BLOODTIDE
Bloodtide was the project I began after Junk had won the Carnegie Medal. I learned a few lessons from that time. One was, that there was a real shortage of exciting, difficult, dangerous books for young people - the sort of thing your parents wouldn't care to recommend to you. There's a market for this sort of thing in music, computer games, film and so on, but books tend to be a bit goody-goody. I hope Bloodtide will fill that gap. I wanted it to shock, stir you up, lift you up and bring you down.
My son and stepson were playing a lot of computer games at the time, which were very violent in their imagery, and watching films of the same kind of thing. I thought, well, it's exciting, and no one actually gets hurt,. Why are there no books like this? When writing the book, I had these kind of games in mind, plus magazines, like 20001 AD; also films, like Bladerunner, Alien and so on.
Although the imagery is futuristic, the story is taken from an ancient tale, a saga from the Icelandic Vikings known as the Volsunga Saga, which I read when I was a child and remembered all my life. I was always very keen on myths and legends, and Norse mythology in particular, because of the power of the stories and the dark elements in them - you always feel that the abyss is opening up at your feet. But I didn't want to write about blokes with beards in iron helmets - I wanted to write about modern people. Up dating the myth, making the imagery real for today was a real struggle. Some of it was easy. for instance, exchanging swords and battle axes for automatic weapons made the warfare and violence much more real; but the people were very hard. One character, Signy, took me several rewrites. Right at the heart of the story, she is a person of incredible will power and determination, but her life is so passive ... I just couldn't hack it, until I realized that as a female character from centuries past, she had no avenues to act in. It is impossible to imagine a modern woman behaving in the same way. So I gave her an active role to play, and then she sprang into life.

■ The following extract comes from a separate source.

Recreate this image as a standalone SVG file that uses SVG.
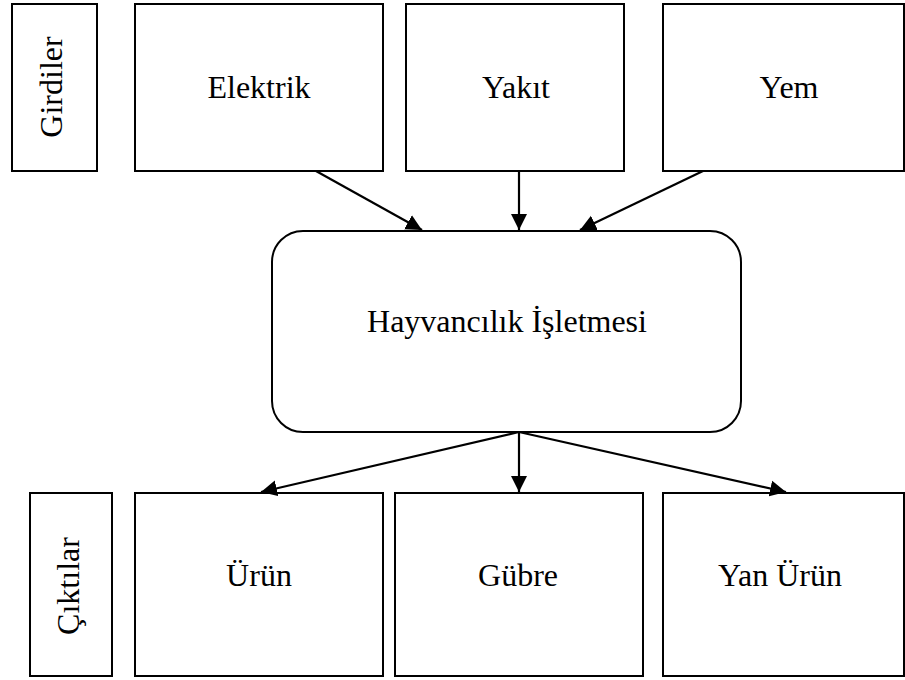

The Story of the Volsungs.
If you'd like to read the Volsunga Saga in its original, it can be found at the Berkeley Online Medieval Library This wonderous website has a host of other ancient texts.
Put VOLSUNGA SAGA in the search.- this site hates the word "the."
Critics
Julia Eccelshare in The Guardian
Review by Lyn Gardner in The Guardian
"Anyone who wants a riveting and utterly believable book with excellent twists should run out and buy this right now." Books for Keeps
"The future is a crumbling world of shocking ruthlessness, greed, destruction and hatred in this hard-hitting novel. It's a gripper - long and action packed but a page turner to the end - it will leave teen readers with shredded emotions that will last forever." Wendy Cooling
"This is a novel that eats its way into your soul as you read it .... Burgess has conjured up a dystopian vision that will rank along with the 20th-century classics." Sunday Telegraph
"Just when you thought Burgess could not get any better, he did." The Bookseller
"Packed with adrenaline and completely compulsive, though not for the faint hearted!" The Herald
"Burgess skillfully weaves his futuristic world, fashioned from the ills of contemporary society along with strands of the Volsunga Saga's shape changing characters and deep under currents of fate and vengeance. Bloodtide shies from nothing, making it both cruel and magnificent." Julia Eccleshare, The Guardian.
"The insatiable tyranny and gross appetites of this powerful mythic tale convey an implicit challenge which teenage readers will respond to." Roasenary Stones, Books for Keeps.
"This is a story to curdle the blood and capture the imagination. Burgess has a fantastic imagination and draws out adolescent strong emotions effectively." The Observer.